- Born: 18 February 1960 (age 66) Tirana, PR Albania
- Education: Jordan Misja Artistic Lyceum
- Occupations: Visual artist; Performer; Singer;
- Spouse: Mimoza Dino
- Children: Krist Aliaj Dragot Gala Dragot

= Robert Aliaj =

Albanian visual artist and former singer (born 1960)

Robert Aliaj Dragot (born 18 February 1960) is an Albanian visual artist and former singer. He has worked in painting, performance and music.

== Early life and education ==
Aliaj was born in Tirana. He studied painting at the Jordan Misja Artistic Lyceum.

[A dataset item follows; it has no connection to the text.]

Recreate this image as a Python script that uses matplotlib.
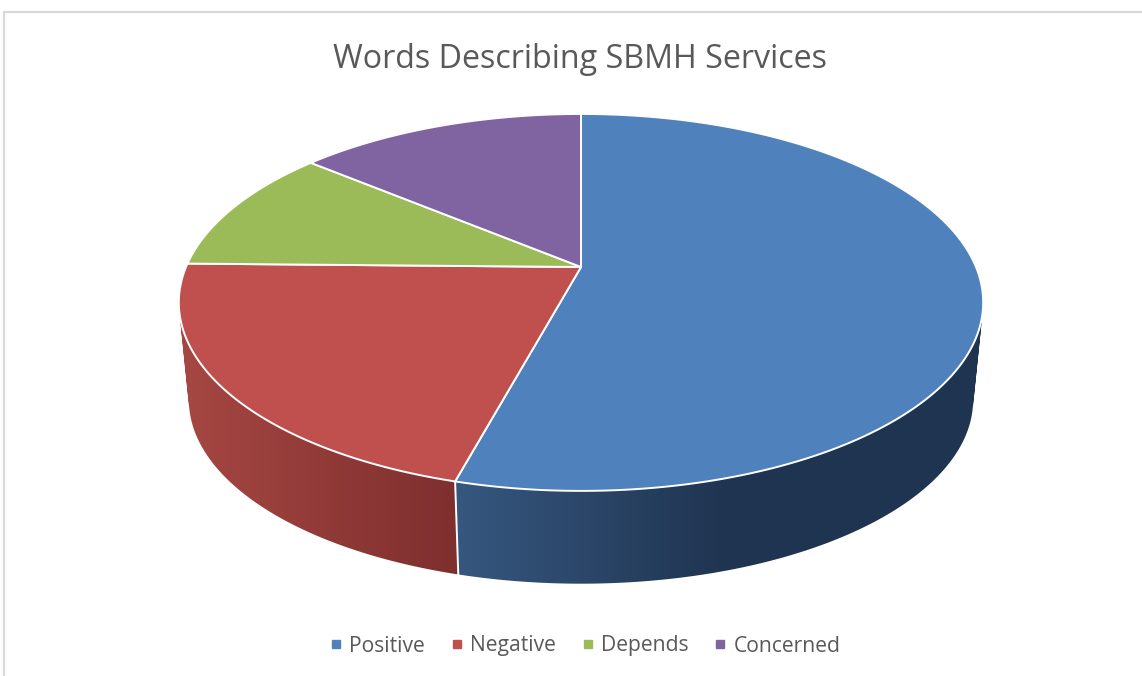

Following the fall of communism in Albania, he emigrated first to Greece and later to Belgium.

== Career ==
During the 1980s and 1990s, Aliaj was active in music and painting. He later focused mainly on the visual arts.

He has also appeared in Albanian media as a commentator on cultural and social issues.

== Music ==
Aliaj participated in Albanian music festivals, including Festivali i Këngës.

In 2018, he took part in Kënga Magjike with the song "Ah ku më hodhi Zoti".

== Personal life ==
Aliaj is married to translator Mimoza Dino. They have two children, Gala Dragot and Krist Aliaj Dragot.